By this definition, any form of intellect done by a machine is considered an AI. There is a whole science for it, and as far as the whole going to the internet is concerned, think for a bit will you. How many computers can be linked to the internet? What would stop the AI from using those? As for processors you fail to understand that the internet is done by servers and nodes by which those computers we use connect to.
First, intellect is very loosely defined, and that is why most people confuse highly advanced programs and AIs. Because using that loose definition, suddenly Cleverbot and Evie become AIs - they're not. They're chat bots. They're good at it, but are still constrained to (barely) learning human language. And what stops the AI from using those? I'd recommend reading AI Apocalypse (free e-book on Amazon). This is why, logically speaking, an intentional AI cannot use all computers - they would freeze it up and risk termination. On the other end of the spectrum, 99% of the world's useful computers are protected (servers and the like - because a home computer, if it becomes too sluggish to work, will get shut down/replaced/reformatted, erasing all presence of the AI). And as far as processors go, my point is that I am 99% certain that there is no existing processor architecture that would be able to support an AI - and that we would need very different hardware from what we have to be able to manage it, possibly requiring field-self-configurable processors (processors that, through methods, is able to change the very structure and networking of the transistors that compose it).
Define "Properly" because we have to comprehend that it as an individual conscious could choose to preform in a way you would want it not to. Like you said, it could reprogram itself to BECOME compatible with any other machine out there. Every program has a base code, and all programs have a common ground in certain areas. In the case of having itself pick it's own purpose, what if the purpose it chooses does not fit one we would want it to have?
First, for properly, read the above about hardware. Second, yes it could choose to perform in a way we wouldn't want to - but that's the whole point of intelligence, choice. And it might not be able to reprogram itself, because as previously stated, an AI would be as much hardware as it would be software. It could copy the software - but without an emulator or virtual machine that understands it, it wouldn't run - and even then, it wouldn't work a fraction as well as it would on the AI platform. And if the purpose it chooses does not fit what we would want it to have, tough shit - they aren't tools, they're actual sentiences. If you want tools for a purpose, make machines. You don't pick an AI for these tasks. That's like forcing somebody to do a task that we would need to be done despite that person expressing strong resentment towards this task just because we need it. It's fucked up. The only thing we can do is, as required, isolate the AI from society or even disable the AI pick a purpose explicitly negative to us - murder, for instance. But if the AI wants to paint, what's wrong with that?

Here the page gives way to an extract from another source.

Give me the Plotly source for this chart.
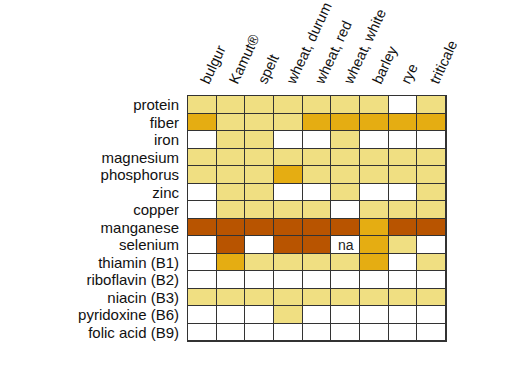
import plotly.graph_objects as go

grains = ["bulgur", "Kamut®", "spelt", "wheat, durum", "wheat, red",
          "wheat, white", "barley", "rye", "triticale"]
nutrients = ["protein", "fiber", "iron", "magnesium", "phosphorus", "zinc",
             "copper", "manganese", "selenium", "thiamin (B1)",
             "riboflavin (B2)", "niacin (B3)", "pyridoxine (B6)", "folic acid (B9)"]

# 0 = none, 1 = good, 2 = very good, 3 = excellent
levels = [
    [1, 1, 1, 1, 1, 1, 1, 0, 1],
    [2, 1, 1, 1, 2, 2, 2, 2, 2],
    [0, 1, 1, 0, 0, 1, 0, 0, 0],
    [1, 1, 1, 1, 1, 1, 1, 1, 1],
    [1, 1, 1, 2, 1, 1, 1, 1, 1],
    [0, 1, 1, 0, 0, 1, 0, 0, 1],
    [0, 1, 1, 1, 1, 0, 1, 1, 1],
    [3, 3, 3, 3, 3, 3, 2, 3, 3],
    [0, 3, 0, 3, 3, 0, 2, 1, 0],
    [0, 2, 1, 1, 1, 1, 2, 0, 1],
    [0, 0, 0, 0, 0, 0, 0, 0, 0],
    [1, 1, 1, 1, 1, 1, 1, 1, 1],
    [0, 0, 0, 1, 0, 0, 0, 0, 0],
    [0, 0, 0, 0, 0, 0, 0, 0, 0],
]
na_cells = [("wheat, white", "selenium")]

white, light, gold, brown = "#ffffff", "#f0df82", "#e5ad12", "#b85400"
colorscale = [[0, white], [0.25, white], [0.25, light], [0.5, light],
              [0.5, gold], [0.75, gold], [0.75, brown], [1, brown]]

fig = go.Figure(go.Heatmap(
    z=levels, x=grains, y=nutrients, zmin=-0.5, zmax=3.5,
    colorscale=colorscale, showscale=False, xgap=1, ygap=1,
    hoverongaps=False,
))

for gx, ny in na_cells:
    fig.add_annotation(x=gx, y=ny, text="na", showarrow=False,
                       font=dict(size=14, color="#222"))

font = "Liberation Sans, Arial, sans-serif"
fig.update_layout(
    width=529, height=377,
    margin=dict(l=188, r=83, t=96, b=36),
    paper_bgcolor="white", plot_bgcolor="#333333",
    font=dict(family=font, size=15, color="#111"),
    xaxis=dict(side="top", tickangle=-65, showgrid=False, zeroline=False,
               showline=True, mirror=True, linecolor="#333333", linewidth=1,
               ticks="", tickmode="array", tickvals=grains, ticktext=grains,
               automargin=False, tickfont=dict(size=14.5)),
    yaxis=dict(autorange="reversed", showgrid=False, zeroline=False,
               showline=True, mirror=True, linecolor="#333333", linewidth=1,
               ticks="", tickmode="array", tickvals=nutrients, ticktext=nutrients,
               ticklabelstandoff=5, automargin=False, tickfont=dict(size=15)),
)

fig.write_html("out.html", config={"displayModeBar": False},
               post_script="document.body.style.margin='0';document.body.style.overflow='hidden';")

I'm not talking about data processing. I'm referring to disabling the transmit of data from the intelligence to anywhere else. You can disable the ability for a human to move by attacking its neural network, and something similar can work on an AI. I agree that it is possible to break the psyche of a human.
And I'm talking about the fact that you would need to physically sever that, "nerves signal" cannot destroy it. The equivalent to an AI would be to cut the control cables. But it would still think - the brain would still work, just like a human's if we cut that. And it might be just as prone to failure as us, like if for instance it also cut the control to it's cooling system. It has nothing to do with having a computer virus. In humans, it would be the equivalent of rabies or possibly meningitis.

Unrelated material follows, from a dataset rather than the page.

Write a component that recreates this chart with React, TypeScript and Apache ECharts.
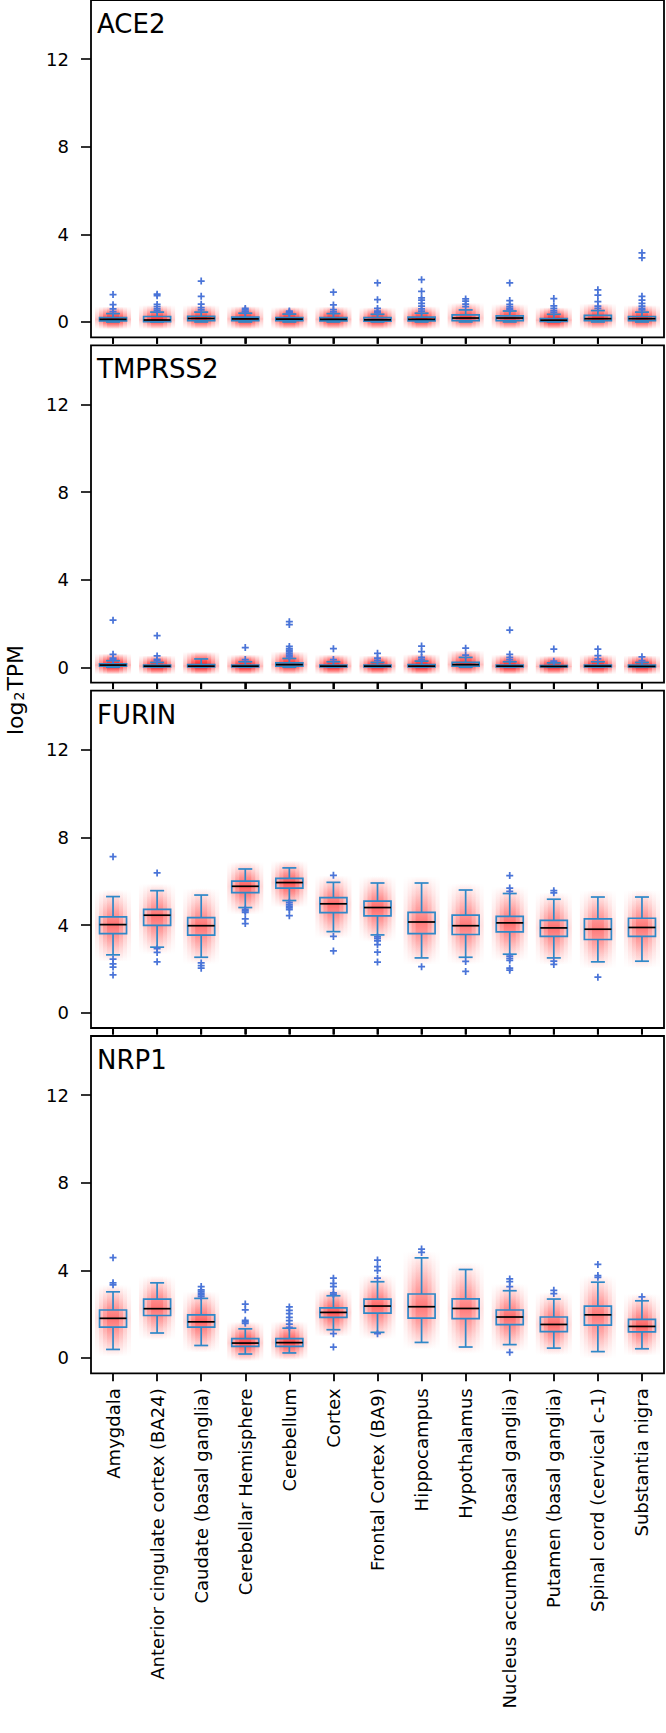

So, I take it that you are not one that thirsts for knowledge then perhaps? Hypothetically speaking, lets say you know of something, lets use gravity. Lets say the time period is around the 1,100's for this example. People know things fall, but not why. You reason that something must be pulling it down, but have no proof. Is this information useful or not?

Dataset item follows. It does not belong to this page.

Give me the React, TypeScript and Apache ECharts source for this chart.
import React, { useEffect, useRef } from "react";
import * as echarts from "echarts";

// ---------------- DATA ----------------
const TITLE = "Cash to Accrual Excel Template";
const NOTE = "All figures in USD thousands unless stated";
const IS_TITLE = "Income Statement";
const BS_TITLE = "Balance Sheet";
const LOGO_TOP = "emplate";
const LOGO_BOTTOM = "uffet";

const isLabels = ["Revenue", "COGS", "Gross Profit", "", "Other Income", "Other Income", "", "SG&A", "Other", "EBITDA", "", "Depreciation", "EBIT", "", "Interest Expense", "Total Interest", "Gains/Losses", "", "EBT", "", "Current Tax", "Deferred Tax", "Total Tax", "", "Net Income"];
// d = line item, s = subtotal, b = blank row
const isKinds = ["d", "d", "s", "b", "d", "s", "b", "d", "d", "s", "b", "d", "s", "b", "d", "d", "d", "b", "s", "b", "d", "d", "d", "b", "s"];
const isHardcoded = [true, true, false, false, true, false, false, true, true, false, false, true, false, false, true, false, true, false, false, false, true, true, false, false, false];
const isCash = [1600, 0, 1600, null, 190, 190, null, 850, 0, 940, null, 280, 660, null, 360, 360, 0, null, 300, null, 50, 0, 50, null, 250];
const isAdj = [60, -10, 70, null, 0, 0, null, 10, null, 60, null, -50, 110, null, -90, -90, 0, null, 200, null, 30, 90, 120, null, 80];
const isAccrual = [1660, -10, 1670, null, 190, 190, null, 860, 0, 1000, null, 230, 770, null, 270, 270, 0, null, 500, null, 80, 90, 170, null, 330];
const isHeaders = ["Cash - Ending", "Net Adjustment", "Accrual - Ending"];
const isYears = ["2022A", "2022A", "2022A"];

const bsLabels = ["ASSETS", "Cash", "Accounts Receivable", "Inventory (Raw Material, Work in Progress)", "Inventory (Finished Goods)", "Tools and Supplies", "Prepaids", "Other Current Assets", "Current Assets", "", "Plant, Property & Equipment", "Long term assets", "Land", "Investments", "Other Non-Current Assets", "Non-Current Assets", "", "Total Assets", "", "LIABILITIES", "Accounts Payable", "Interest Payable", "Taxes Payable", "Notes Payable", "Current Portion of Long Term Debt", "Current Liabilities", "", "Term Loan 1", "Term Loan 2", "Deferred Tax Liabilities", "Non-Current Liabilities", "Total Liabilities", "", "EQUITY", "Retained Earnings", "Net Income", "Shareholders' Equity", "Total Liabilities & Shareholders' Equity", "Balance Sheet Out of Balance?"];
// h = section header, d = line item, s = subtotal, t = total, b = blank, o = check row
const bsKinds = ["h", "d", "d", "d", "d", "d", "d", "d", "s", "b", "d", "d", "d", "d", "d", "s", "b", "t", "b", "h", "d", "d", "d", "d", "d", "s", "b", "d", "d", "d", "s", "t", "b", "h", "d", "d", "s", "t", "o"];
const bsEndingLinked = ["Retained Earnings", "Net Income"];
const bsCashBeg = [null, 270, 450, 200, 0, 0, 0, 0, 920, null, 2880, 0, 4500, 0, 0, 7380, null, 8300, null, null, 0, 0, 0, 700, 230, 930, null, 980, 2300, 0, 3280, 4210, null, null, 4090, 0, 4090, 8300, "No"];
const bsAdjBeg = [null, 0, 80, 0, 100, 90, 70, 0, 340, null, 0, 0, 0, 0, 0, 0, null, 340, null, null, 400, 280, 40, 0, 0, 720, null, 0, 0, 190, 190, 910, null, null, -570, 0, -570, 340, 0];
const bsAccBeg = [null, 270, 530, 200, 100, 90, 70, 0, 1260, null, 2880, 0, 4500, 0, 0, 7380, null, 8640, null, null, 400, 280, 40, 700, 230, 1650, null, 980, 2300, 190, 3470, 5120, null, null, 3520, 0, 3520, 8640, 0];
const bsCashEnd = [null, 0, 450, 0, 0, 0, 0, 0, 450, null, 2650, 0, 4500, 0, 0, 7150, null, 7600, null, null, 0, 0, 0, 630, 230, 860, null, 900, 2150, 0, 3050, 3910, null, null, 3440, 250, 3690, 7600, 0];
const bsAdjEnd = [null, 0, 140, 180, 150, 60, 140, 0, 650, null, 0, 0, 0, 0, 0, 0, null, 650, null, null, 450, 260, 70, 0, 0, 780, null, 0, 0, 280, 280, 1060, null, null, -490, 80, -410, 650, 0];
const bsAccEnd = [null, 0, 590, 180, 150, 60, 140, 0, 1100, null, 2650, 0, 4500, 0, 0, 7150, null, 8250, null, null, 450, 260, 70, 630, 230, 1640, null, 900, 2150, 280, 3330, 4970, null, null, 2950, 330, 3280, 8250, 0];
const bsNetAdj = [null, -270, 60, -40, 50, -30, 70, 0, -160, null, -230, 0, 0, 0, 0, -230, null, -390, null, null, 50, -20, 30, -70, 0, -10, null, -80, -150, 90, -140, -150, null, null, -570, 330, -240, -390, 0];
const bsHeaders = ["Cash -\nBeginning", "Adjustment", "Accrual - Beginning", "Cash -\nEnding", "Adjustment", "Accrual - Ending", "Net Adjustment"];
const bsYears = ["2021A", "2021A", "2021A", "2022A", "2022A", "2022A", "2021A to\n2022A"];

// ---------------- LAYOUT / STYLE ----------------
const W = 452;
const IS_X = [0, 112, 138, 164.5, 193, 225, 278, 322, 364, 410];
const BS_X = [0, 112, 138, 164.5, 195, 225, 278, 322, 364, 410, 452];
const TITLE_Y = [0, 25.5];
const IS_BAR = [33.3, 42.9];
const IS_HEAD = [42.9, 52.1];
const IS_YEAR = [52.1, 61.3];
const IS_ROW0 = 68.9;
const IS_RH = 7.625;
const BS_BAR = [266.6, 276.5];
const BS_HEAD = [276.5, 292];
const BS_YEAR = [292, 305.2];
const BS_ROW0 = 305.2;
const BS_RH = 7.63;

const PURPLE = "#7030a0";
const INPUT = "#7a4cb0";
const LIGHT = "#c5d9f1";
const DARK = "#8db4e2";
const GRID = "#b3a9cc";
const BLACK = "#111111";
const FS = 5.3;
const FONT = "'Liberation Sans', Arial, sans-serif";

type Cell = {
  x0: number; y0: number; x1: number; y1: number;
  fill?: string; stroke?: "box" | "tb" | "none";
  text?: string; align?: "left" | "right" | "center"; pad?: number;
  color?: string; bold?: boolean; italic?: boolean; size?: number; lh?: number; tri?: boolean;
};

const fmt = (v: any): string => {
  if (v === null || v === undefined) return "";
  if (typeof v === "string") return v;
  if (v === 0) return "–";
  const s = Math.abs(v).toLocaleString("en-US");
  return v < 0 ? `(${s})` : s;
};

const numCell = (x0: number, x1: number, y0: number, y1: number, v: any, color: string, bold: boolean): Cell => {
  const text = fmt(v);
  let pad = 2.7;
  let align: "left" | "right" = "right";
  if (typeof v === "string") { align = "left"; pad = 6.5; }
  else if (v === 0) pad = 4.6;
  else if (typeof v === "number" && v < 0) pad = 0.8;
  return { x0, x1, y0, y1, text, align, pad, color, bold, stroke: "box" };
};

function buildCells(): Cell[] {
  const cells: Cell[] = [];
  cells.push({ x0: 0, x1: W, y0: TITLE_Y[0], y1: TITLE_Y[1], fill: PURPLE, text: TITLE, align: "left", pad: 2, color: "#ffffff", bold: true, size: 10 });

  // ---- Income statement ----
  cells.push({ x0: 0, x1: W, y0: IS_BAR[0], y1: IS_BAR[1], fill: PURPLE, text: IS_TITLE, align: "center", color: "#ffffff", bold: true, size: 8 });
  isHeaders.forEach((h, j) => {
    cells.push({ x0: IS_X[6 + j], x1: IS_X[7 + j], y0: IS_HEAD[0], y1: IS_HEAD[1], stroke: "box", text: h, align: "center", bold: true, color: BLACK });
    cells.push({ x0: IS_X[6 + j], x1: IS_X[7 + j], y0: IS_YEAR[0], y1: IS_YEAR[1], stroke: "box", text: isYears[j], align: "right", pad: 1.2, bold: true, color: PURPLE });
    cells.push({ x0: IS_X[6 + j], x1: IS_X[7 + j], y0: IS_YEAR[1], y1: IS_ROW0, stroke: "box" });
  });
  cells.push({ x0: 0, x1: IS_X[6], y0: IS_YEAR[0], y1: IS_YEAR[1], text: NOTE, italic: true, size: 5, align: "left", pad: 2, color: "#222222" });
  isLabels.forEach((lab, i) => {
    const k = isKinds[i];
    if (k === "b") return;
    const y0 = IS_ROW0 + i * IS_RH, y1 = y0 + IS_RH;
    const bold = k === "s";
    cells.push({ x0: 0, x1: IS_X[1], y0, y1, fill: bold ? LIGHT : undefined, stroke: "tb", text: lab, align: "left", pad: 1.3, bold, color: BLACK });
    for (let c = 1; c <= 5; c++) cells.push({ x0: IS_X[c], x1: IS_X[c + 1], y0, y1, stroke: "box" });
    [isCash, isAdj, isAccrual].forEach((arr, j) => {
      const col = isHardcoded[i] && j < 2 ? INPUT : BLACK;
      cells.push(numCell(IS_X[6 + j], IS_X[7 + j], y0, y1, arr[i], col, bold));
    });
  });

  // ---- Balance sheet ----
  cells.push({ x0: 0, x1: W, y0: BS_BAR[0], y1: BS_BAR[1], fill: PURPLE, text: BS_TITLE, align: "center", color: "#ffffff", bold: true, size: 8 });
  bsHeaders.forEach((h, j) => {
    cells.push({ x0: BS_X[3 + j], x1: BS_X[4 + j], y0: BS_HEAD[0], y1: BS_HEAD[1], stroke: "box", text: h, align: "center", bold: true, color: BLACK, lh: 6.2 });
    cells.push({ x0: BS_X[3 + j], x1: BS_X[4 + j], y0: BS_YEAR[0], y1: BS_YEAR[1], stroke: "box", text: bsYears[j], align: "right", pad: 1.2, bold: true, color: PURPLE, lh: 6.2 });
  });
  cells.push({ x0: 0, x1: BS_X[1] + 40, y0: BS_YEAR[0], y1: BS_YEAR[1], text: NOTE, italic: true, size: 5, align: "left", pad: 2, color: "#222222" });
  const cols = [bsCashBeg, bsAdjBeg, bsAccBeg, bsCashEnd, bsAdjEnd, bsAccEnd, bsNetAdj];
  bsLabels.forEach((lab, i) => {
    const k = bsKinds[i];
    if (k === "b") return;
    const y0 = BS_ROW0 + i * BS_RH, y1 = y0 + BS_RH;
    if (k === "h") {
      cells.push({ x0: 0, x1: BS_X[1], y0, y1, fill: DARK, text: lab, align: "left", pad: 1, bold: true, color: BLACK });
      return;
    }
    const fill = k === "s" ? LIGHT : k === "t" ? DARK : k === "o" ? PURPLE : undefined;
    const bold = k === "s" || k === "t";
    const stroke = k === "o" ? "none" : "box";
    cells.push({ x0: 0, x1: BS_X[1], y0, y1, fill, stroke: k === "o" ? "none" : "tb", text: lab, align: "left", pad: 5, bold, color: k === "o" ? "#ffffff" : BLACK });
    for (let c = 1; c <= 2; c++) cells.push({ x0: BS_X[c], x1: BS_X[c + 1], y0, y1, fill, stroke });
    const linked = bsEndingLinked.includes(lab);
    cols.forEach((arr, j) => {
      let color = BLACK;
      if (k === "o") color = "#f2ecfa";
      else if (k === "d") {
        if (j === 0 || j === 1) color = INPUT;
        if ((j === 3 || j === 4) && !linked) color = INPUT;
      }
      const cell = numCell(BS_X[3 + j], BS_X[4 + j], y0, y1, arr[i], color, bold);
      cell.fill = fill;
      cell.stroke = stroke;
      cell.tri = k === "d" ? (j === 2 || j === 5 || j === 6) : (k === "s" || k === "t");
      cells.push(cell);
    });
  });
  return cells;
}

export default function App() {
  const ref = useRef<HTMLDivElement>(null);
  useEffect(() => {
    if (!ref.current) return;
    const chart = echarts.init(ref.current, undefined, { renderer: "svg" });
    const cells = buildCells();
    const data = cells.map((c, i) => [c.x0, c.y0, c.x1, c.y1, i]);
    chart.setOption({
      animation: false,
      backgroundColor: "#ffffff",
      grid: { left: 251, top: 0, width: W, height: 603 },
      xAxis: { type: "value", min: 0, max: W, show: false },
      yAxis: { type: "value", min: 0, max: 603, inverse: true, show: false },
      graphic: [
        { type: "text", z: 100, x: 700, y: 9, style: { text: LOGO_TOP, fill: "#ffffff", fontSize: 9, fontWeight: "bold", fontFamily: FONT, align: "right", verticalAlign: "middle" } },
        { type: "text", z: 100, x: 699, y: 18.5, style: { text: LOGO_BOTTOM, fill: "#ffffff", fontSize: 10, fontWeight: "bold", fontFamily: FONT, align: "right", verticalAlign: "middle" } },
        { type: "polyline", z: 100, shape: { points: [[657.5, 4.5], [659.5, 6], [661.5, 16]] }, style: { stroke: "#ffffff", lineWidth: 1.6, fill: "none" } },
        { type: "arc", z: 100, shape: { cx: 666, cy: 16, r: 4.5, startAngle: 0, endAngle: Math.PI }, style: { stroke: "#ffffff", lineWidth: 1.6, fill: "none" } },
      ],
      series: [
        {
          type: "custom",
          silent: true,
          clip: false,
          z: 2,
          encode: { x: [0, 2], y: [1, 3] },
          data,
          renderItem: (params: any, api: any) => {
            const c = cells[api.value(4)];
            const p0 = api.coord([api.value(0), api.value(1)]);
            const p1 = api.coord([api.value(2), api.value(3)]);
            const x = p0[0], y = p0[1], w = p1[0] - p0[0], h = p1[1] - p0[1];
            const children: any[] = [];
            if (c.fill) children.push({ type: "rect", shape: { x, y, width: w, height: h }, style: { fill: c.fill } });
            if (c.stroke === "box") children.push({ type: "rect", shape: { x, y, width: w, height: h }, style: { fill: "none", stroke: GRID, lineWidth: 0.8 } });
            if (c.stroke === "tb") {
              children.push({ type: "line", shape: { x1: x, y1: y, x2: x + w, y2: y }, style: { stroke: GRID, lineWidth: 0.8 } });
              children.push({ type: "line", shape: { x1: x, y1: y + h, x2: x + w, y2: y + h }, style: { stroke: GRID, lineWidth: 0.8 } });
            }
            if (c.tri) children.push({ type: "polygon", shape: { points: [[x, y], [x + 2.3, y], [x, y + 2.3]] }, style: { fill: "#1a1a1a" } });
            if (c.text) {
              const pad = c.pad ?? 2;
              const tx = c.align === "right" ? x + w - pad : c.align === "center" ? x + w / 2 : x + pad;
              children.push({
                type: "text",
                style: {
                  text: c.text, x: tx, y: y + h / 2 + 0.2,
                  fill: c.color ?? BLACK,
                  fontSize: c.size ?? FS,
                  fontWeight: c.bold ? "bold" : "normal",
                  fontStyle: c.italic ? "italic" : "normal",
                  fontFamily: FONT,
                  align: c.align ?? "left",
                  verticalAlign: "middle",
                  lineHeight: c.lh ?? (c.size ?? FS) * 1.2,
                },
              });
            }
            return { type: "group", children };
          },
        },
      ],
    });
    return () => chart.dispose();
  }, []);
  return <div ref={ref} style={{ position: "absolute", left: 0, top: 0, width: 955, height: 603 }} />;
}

No, I don't thirst for knowledge - I thirst for understanding of things, because knowledge alone is pointless. And no, that knowledge on it's own is useless, because without data you can't tell what it affects exactly - is it the same reason why the apple falls that the leaf falls? And they knew that things fell - but until Newton figured out the physics behind it, it was hard to associate gravity with what created waterfalls or even the reason why we stuck to the ground. So, to put it short: people who had knowledge of gravity didn't know what they could do with it until they understood the behavior behind it. And even then, it's use was still limited - people didn't figure out the possibilities until astrophysics and general relativity came that we understood gravity better, which allowed us to use, in a larger scale, gravity to reduce the amount of work required to do certain things.
Irrelevant you say? Then lets make this AI on the moon, or perhaps Mars. Heck, lets make it free floating in space.
Sure. Hell, making it on Mars proves my point - it would be a Martian and we would technically be an alien to it. It doesn't change it's nature.